Given information -

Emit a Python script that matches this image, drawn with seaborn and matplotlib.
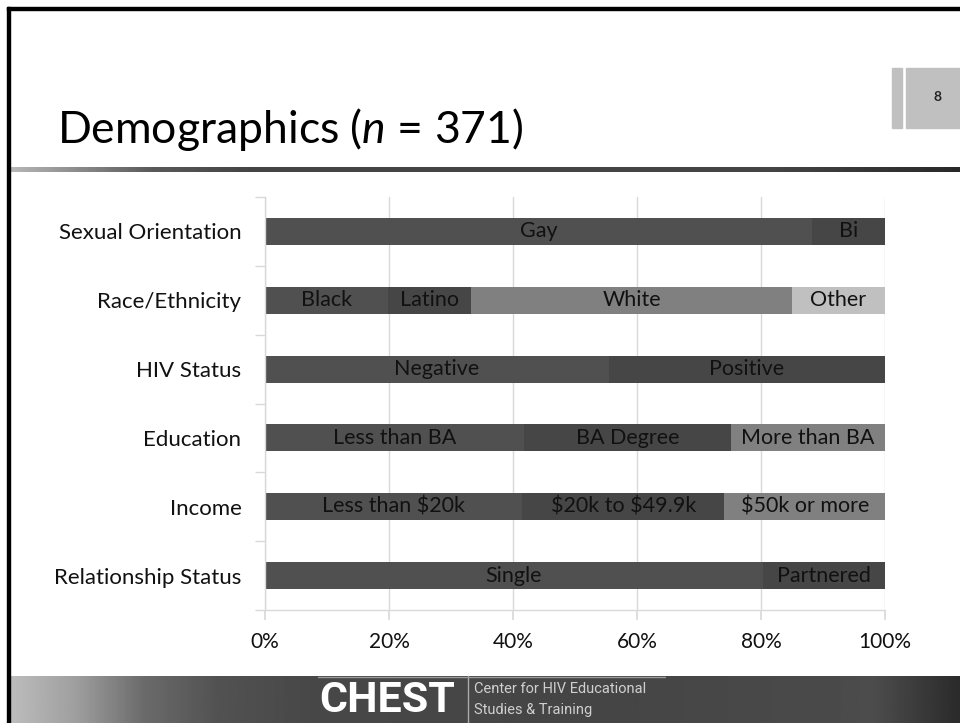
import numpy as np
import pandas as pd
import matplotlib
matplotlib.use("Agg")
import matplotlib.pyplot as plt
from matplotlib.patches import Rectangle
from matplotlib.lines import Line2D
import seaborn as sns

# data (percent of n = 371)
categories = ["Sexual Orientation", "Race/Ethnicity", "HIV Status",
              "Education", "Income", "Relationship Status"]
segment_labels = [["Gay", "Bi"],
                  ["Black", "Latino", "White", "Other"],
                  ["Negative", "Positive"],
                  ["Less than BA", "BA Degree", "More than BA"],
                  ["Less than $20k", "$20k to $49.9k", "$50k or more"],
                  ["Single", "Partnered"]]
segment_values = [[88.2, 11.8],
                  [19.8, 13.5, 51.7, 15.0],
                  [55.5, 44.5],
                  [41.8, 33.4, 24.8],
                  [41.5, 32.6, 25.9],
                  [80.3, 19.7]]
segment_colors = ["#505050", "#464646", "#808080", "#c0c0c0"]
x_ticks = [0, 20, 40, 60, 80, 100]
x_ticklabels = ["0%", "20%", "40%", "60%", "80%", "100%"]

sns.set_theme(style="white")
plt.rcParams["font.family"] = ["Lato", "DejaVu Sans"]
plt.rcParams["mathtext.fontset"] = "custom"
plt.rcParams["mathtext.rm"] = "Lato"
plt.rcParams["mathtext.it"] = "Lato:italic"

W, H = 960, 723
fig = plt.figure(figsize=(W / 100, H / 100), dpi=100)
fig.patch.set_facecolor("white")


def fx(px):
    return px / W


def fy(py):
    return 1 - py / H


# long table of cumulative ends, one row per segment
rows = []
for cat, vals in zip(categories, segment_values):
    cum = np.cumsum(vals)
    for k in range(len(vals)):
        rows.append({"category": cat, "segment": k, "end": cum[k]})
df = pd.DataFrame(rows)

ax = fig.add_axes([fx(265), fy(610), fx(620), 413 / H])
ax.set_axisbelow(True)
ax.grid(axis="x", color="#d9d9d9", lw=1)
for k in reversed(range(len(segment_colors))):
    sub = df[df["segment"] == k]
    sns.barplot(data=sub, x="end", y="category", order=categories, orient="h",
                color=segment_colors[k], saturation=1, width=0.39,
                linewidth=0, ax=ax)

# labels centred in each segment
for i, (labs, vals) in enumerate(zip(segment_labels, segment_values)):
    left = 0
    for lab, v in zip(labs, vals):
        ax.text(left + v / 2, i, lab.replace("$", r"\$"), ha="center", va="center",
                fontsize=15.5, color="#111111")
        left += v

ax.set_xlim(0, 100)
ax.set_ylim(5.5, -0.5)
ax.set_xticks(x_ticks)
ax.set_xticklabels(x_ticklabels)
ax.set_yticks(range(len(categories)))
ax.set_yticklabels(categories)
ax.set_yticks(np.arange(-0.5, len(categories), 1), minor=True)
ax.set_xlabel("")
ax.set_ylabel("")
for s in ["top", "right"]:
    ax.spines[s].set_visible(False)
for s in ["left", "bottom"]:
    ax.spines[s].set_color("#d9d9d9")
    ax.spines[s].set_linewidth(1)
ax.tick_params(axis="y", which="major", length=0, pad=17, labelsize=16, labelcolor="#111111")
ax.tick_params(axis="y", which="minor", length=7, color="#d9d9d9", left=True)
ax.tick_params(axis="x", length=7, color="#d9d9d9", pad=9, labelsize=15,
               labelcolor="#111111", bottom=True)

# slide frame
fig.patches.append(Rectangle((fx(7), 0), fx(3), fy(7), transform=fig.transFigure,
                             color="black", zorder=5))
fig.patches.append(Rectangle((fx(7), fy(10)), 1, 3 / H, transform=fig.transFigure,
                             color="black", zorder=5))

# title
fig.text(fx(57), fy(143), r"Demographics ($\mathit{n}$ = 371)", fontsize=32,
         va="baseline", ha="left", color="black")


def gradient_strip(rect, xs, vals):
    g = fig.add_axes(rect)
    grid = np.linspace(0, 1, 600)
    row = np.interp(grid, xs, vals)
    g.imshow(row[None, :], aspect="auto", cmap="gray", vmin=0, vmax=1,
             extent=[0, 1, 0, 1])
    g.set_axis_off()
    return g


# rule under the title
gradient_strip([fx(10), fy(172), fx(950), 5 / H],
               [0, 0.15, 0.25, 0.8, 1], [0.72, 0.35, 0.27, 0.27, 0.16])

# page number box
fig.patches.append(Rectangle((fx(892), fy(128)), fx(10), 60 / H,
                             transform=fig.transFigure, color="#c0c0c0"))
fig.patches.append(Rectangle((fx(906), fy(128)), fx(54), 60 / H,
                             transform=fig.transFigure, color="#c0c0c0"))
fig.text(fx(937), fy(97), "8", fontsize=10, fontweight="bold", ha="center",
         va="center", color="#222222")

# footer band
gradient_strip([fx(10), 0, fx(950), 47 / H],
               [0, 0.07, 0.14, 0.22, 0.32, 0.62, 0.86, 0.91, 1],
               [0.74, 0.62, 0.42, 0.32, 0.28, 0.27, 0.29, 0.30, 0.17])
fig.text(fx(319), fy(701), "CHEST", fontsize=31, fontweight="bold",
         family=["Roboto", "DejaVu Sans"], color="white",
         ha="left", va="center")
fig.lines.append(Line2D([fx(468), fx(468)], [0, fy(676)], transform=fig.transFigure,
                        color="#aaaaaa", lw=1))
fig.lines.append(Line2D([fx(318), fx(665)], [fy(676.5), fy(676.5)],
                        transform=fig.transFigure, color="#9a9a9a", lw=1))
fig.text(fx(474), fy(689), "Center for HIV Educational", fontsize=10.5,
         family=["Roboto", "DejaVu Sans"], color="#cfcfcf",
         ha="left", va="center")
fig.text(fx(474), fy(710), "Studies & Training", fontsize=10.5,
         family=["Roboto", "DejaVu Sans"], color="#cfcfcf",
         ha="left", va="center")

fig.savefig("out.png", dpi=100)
...
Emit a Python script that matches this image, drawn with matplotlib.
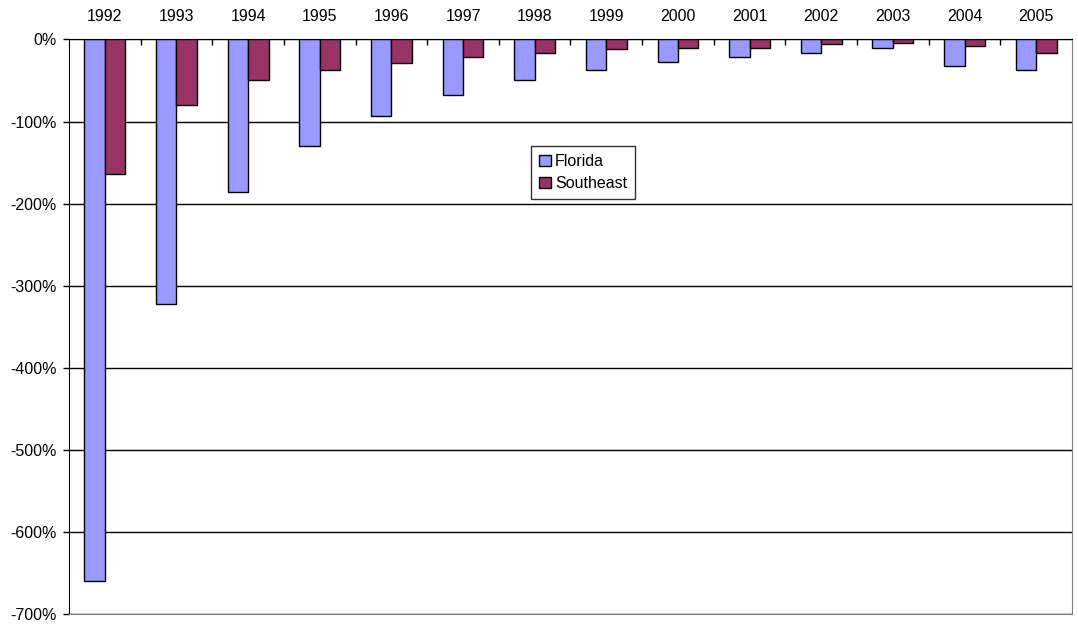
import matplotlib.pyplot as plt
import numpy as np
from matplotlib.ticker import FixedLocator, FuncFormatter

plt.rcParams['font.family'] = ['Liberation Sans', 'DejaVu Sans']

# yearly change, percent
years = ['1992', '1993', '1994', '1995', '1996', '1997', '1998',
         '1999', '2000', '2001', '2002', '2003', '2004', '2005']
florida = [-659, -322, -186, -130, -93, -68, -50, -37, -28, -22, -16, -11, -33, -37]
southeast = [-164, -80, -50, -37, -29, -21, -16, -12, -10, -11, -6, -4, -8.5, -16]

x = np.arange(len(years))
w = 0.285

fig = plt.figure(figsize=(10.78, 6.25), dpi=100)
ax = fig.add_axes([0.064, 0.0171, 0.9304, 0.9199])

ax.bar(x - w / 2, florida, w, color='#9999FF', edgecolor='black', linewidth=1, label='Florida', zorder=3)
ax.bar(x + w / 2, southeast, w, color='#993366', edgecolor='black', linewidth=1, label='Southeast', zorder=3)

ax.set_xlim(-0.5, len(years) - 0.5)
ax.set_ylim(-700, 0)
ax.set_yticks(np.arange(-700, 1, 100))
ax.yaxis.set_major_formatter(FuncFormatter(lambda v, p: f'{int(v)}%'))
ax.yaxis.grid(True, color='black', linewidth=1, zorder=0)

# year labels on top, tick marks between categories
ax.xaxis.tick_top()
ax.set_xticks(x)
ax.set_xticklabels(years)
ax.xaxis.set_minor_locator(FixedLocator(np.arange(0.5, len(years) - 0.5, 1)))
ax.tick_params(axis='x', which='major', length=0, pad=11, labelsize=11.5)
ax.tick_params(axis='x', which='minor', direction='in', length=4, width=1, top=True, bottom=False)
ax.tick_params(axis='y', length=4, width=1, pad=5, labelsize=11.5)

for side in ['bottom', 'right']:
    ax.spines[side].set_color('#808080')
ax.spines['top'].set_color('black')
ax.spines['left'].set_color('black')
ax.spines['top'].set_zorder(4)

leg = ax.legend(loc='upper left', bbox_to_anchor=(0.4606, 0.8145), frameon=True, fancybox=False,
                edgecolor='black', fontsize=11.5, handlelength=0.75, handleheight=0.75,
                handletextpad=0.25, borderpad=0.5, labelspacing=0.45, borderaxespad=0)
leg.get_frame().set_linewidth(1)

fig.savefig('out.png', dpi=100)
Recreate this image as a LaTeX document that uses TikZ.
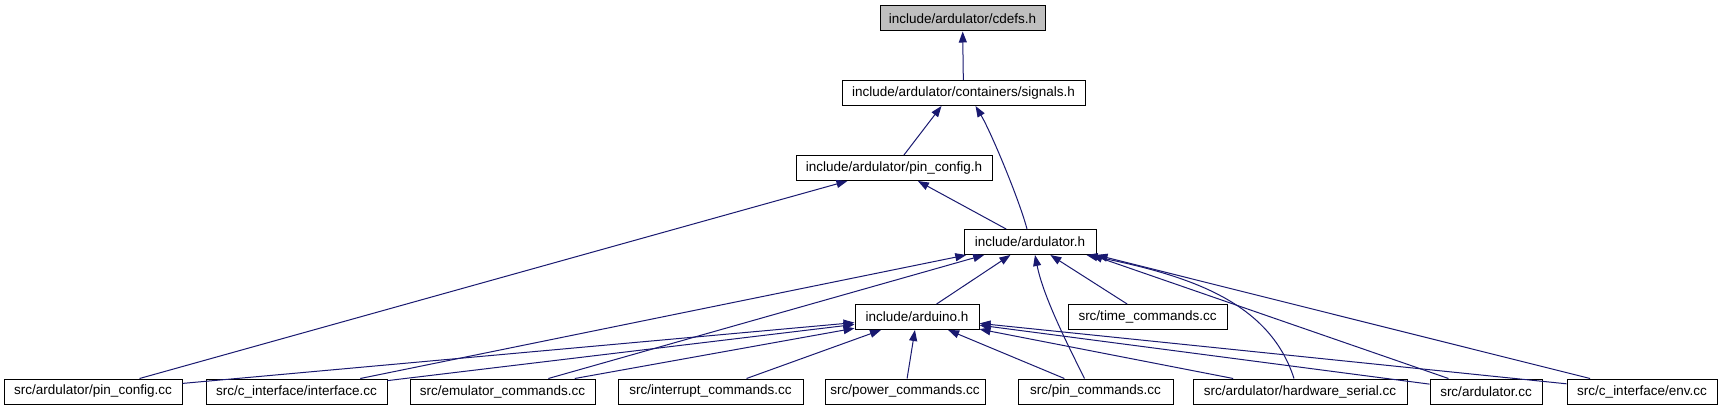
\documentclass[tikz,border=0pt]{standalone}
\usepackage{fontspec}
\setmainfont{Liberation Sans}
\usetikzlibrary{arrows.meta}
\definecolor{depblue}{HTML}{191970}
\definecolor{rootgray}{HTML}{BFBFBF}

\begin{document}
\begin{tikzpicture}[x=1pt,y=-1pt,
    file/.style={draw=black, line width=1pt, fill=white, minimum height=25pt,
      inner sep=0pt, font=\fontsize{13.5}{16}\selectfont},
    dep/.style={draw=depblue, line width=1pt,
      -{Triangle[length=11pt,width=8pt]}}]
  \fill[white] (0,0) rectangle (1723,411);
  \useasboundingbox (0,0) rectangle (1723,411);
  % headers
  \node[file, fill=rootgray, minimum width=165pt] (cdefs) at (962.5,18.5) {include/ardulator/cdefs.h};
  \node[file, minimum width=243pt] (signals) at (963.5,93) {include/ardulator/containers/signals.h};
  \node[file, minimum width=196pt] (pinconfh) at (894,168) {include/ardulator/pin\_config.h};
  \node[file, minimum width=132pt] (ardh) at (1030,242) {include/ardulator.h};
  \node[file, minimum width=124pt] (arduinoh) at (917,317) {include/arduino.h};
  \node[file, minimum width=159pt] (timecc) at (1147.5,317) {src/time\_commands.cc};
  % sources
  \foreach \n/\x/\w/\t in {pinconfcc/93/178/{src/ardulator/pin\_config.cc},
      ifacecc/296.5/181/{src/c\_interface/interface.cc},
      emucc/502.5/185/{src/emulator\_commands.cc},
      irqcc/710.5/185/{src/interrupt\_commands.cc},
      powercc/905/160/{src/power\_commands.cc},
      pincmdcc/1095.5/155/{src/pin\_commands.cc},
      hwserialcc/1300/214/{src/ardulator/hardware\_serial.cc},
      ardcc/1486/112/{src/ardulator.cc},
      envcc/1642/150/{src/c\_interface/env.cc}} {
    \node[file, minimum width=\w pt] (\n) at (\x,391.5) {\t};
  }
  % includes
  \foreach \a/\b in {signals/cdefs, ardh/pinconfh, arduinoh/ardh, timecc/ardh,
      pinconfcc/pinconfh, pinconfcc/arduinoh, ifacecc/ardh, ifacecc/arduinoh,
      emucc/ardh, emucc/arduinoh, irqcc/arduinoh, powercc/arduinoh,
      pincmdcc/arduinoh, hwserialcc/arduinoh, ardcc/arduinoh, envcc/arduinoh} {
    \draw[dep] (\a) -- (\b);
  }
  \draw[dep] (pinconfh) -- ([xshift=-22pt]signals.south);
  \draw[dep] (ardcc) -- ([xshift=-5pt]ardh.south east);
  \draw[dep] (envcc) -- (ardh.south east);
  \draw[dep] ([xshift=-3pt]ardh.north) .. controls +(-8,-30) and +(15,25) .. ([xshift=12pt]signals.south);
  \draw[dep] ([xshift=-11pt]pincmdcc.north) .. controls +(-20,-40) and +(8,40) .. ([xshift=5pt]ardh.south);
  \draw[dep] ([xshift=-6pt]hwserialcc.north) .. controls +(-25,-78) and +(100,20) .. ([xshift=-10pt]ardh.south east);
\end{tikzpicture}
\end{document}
---
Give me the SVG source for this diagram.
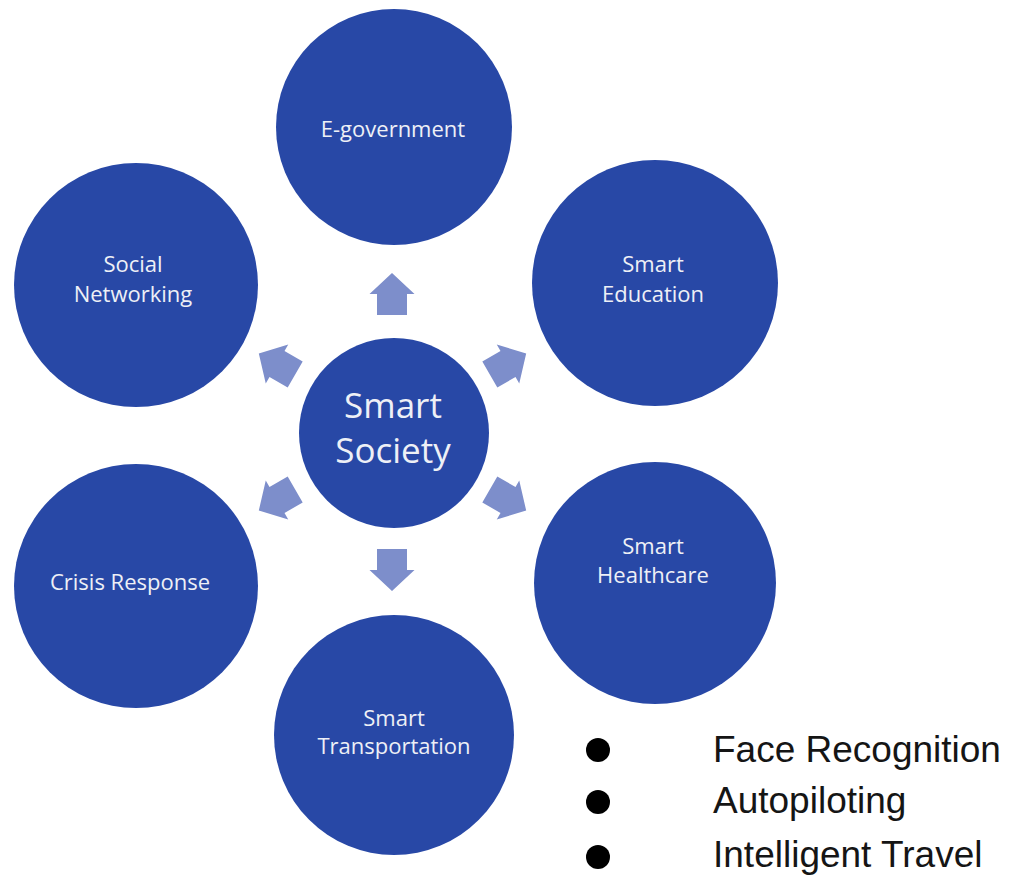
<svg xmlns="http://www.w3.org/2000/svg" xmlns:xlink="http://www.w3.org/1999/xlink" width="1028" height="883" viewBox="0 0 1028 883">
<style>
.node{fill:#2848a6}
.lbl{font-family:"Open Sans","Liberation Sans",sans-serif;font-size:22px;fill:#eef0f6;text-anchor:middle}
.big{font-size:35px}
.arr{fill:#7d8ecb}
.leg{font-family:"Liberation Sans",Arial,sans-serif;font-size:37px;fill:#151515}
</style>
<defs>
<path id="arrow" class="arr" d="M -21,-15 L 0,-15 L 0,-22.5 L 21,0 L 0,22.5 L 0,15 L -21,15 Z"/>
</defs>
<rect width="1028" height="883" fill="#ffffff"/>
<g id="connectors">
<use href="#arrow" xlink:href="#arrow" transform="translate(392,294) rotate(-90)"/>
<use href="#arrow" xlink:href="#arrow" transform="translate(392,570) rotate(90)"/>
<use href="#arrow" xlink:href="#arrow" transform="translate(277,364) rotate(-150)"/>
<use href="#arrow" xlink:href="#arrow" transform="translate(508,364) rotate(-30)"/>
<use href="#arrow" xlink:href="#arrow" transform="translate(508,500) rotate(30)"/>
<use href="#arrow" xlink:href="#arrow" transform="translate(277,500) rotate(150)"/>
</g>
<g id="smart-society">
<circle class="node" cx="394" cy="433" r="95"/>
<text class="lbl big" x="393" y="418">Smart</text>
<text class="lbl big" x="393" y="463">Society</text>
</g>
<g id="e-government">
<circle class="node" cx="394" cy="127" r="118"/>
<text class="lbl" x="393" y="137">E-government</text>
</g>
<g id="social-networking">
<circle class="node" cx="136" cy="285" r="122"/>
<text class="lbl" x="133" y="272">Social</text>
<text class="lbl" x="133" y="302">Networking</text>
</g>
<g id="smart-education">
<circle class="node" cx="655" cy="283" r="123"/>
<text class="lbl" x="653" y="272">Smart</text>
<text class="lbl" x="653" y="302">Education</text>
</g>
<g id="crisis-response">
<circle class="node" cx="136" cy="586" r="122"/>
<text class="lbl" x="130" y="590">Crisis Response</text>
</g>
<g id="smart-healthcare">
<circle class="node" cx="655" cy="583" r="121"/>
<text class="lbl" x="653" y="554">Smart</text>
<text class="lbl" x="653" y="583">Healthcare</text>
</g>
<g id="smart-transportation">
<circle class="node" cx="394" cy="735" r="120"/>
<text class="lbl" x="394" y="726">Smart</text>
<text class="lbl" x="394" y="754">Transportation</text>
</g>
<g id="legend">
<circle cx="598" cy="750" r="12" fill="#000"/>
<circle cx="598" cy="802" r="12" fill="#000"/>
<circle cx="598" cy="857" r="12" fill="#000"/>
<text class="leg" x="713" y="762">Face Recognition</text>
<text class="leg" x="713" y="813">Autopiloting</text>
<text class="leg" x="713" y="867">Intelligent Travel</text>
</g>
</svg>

Job -
Give again, word for word, the part that opens with the line containing "Emit a Python script that matches this image, drawn with seaborn" and closes with the one containing "import seaborn as sns". Include both of those lines and skip all pictures.

The answer -
Emit a Python script that matches this image, drawn with seaborn and matplotlib.
import numpy as np
import pandas as pd
import matplotlib
matplotlib.use("Agg")
import matplotlib.pyplot as plt
from matplotlib.patches import Rectangle
from matplotlib.lines import Line2D
import seaborn as sns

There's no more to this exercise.